Aprofundamento
2010, Parque Lage, Rio de Janeiro, RJ
(RE)construção (DES)construção do real
As relações entre a fotografia e a realidade sempre foram implícitas. Se inicialmente a fotografia era considerada como um “duplo” do real, seguiu-se nova etapa em que ela afirma as suas qualidades estéticas específicas. Neste processo, contudo, a realidade irá permear as inúmeras poéticas que surgirão desde o início do século XX. Mesmo nas fotografias aparentemente abstratas de Raul Haussmann, por exemplo, a realidade constitui-se como elemento gerador e formador do olhar. Com as suas melanografias, o fotógrafo parte de elementos reais como a cadeira, a palha, o cesto etc., criando uma situação cênica ‘abstrata’ através de formas, sombras e luzes, que num primeiro olhar em nada se parece com o repertório das imagens reconhecíveis. Haussmann cria uma composição em que elementos reais combinados transformam-se num composto plástico potencial e complexo, à medida que, luz e sombra estabelecem uma trama de projeção que se inscreve, enquanto imagem, num plano abstrato. De outro modo, as suas fotomontagens – reconstrução da imagem através de fragmentos fotográficos – lembram a realidade por nós conhecida sem que o seja. Tais procedimentos estéticos, dentre tantos outros experimentados desde o surgimento da fotografia, revelam a vontade de reflexão sobre o real.
Nas fotografias que Maria Tuca apresenta nesta mostra – Perda e Permanência, Instante Decisivo e Pre Crash – a técnica da montagem revela-se sem pudor. Claro está que a montagem, aqui, dilui-se na imagem-realidade, tendo em vista o uso das novas tecnologias. Não existe propriamente a vontade de engano do olhar, senão, a construção de uma situação visual absurda que, de algum modo, colabora na percepção mais atenta da realidade.
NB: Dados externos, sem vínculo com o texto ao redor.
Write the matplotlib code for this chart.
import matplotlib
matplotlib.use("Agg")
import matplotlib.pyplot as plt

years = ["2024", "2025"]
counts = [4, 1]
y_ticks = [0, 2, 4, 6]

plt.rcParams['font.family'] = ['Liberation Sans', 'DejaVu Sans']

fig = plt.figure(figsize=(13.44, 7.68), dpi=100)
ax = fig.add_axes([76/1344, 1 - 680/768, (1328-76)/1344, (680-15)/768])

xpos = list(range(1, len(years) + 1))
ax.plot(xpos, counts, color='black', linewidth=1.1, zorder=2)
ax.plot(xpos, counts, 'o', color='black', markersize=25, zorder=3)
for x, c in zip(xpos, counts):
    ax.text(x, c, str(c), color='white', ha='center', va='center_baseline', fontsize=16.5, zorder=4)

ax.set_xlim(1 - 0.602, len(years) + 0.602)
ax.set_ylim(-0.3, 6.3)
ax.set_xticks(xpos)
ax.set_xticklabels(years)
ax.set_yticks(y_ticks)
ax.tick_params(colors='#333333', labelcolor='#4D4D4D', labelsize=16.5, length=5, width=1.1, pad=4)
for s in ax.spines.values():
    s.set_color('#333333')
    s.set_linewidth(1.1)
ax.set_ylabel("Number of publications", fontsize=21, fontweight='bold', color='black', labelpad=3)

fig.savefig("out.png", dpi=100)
Em Perda e Permanência, não fosse a presença das mesmas manchas dos tijolos em torno da porta, seríamos levados a crer tratar-se de um recorte de uma arquitetura qualquer. Contudo, o confronto de situações díspares (ser e não-ser, presença e ausência, permanência e impermanência) oferece uma espécie de totalidade da realidade. Em Instante Decisivo, a presença central de uma árvore parece intermediar duas temporalidades. Como metáfora, revela o tempo como passagem a partir das nossas decisões. Tal qual uma película cinematográfica os acontecimentos e as ações inscrevem-se, simultaneamente, num mesmo recorte visual em devir. Em Pre Crash, a imagem construída pela artista coloca em suspenso a eminência de um acidente. As imagens distorcidas pela captura fotográfica de dois veículos em alta velocidade colaboram na conclusão do desfecho da cena. Contudo, nada aconteceu, nem acontecerá, tendo em vista que as três fotografias juntas apontam o caráter fictício da montagem. Em comum, as três imagens fotográficas apontam a dissolução do sujeito no mundo: na primeira, pela solidão; na segunda, pela união, cuja simbiose matrimonial rompe com o sujeito-indivíduo; e, finalmente, na terceira, pelo impacto que indica o seu próprio desaparecimento.
Na fotografia Tempo, quarenta imagens seqüenciais revelam o percurso de um dirigível atravessando nuvens. Neste caso, Tuca não utiliza a técnica da montagem, entretanto, o caráter segmentado da ação (tal qual frames) confere um sentido construtor, em que cada imagem é conseqüência da anterior e prenúncio da próxima. Comparadas entre si, são imagens quase idênticas, não fosse aquele quase imperceptível dirigível que atravessa e transforma cada imagem.
Na sua obra Pássacos, dois vídeos em looping confrontam-se. Ambos focam uma árvore. Numa existe a presença de pássaros com o céu ao fundo; noutra a presença de um saco preso ao vento com uma arquitetura de tijolos ao fundo. A relação entre ‘vôo do pássaro/céu/liberdade’ é contraposta a ‘saco preso nos galhos/parede de tijolos/prisão’. O modo como a obra se constitui faz par com as demais obras citadas, uma vez que, novamente, existe uma (re)construção da realidade.
Colabora na ambigüidade das imagens da artista (reais? irreais?) as possibilidades das novas tecnologias. Visualmente parecem reais. Racionalmente são inverídicas. A manipulação da realidade, empreendida por Maria Tuca, através da técnica da colagem-montagem, acaba por imprimir sentido re-construtor e/ou des-construtor revelando sua poética fundada na vontade de redefinir a tão saturada realidade.